Goal:
Reproduce exactly the lines below, from the first one through the line containing "plt.rcParams['axes.unicode_minus'] = False", and omit any pictures.

START

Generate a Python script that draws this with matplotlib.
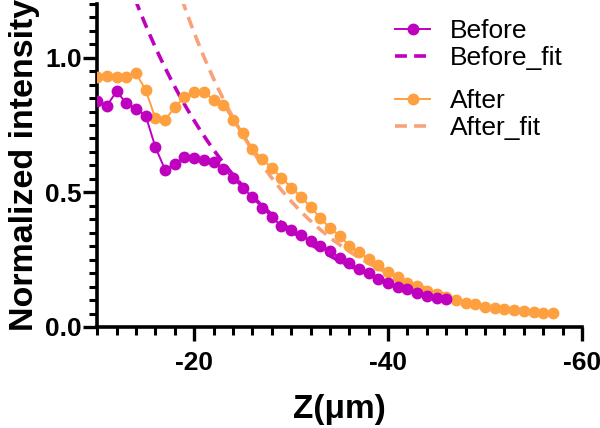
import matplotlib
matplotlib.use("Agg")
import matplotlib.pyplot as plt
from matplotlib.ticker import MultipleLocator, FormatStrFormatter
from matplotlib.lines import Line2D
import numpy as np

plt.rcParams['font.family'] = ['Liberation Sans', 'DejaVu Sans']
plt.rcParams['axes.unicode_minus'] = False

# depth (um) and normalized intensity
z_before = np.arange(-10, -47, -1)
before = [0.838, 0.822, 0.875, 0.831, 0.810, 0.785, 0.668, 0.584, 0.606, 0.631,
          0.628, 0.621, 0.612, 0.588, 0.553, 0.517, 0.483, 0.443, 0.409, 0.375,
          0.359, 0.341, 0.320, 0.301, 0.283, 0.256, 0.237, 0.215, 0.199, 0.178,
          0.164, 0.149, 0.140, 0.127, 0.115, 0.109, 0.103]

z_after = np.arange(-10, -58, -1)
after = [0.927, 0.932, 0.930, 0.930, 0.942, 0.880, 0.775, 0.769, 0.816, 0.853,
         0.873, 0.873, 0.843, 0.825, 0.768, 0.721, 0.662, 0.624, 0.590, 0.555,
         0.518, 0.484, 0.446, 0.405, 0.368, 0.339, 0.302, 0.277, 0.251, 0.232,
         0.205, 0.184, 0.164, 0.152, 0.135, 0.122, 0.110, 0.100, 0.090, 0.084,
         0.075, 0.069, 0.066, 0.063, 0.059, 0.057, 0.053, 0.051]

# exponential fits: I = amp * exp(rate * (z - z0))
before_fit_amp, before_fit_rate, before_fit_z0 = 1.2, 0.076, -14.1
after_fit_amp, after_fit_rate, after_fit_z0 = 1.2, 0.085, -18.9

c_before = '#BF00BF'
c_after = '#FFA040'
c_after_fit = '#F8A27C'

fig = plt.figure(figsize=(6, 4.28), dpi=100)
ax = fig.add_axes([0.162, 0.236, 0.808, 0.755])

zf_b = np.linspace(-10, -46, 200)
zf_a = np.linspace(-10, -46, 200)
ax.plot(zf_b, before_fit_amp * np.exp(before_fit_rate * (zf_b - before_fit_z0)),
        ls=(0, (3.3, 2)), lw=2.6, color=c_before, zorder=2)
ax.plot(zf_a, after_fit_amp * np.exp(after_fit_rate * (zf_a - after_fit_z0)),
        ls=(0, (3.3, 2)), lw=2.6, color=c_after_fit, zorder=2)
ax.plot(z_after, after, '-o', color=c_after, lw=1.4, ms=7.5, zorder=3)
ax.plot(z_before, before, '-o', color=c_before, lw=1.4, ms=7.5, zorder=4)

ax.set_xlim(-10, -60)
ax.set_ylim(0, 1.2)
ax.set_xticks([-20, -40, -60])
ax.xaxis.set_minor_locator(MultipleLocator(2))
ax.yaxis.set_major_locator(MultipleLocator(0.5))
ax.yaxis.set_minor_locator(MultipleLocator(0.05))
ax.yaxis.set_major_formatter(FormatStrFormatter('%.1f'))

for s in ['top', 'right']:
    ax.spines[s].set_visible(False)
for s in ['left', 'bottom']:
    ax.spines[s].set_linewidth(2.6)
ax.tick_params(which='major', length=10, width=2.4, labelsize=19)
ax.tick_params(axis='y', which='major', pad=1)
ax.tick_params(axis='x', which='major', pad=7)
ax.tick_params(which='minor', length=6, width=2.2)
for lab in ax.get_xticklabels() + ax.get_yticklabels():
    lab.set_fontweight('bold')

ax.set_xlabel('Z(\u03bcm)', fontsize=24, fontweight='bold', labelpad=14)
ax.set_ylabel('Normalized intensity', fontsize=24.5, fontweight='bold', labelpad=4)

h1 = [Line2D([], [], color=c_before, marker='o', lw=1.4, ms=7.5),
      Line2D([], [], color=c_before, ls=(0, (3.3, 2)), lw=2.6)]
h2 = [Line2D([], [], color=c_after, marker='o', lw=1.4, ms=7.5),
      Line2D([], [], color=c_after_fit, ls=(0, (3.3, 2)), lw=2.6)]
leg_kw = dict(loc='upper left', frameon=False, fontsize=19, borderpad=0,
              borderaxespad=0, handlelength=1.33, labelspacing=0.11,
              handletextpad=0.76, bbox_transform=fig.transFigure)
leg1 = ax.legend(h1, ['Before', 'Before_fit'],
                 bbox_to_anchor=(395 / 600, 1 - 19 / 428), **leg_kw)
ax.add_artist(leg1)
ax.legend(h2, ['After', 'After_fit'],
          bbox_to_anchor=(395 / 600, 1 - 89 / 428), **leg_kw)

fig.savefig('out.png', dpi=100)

END

The reply:
Generate a Python script that draws this with matplotlib.
import matplotlib
matplotlib.use("Agg")
import matplotlib.pyplot as plt
from matplotlib.ticker import MultipleLocator, FormatStrFormatter
from matplotlib.lines import Line2D
import numpy as np

plt.rcParams['font.family'] = ['Liberation Sans', 'DejaVu Sans']
plt.rcParams['axes.unicode_minus'] = False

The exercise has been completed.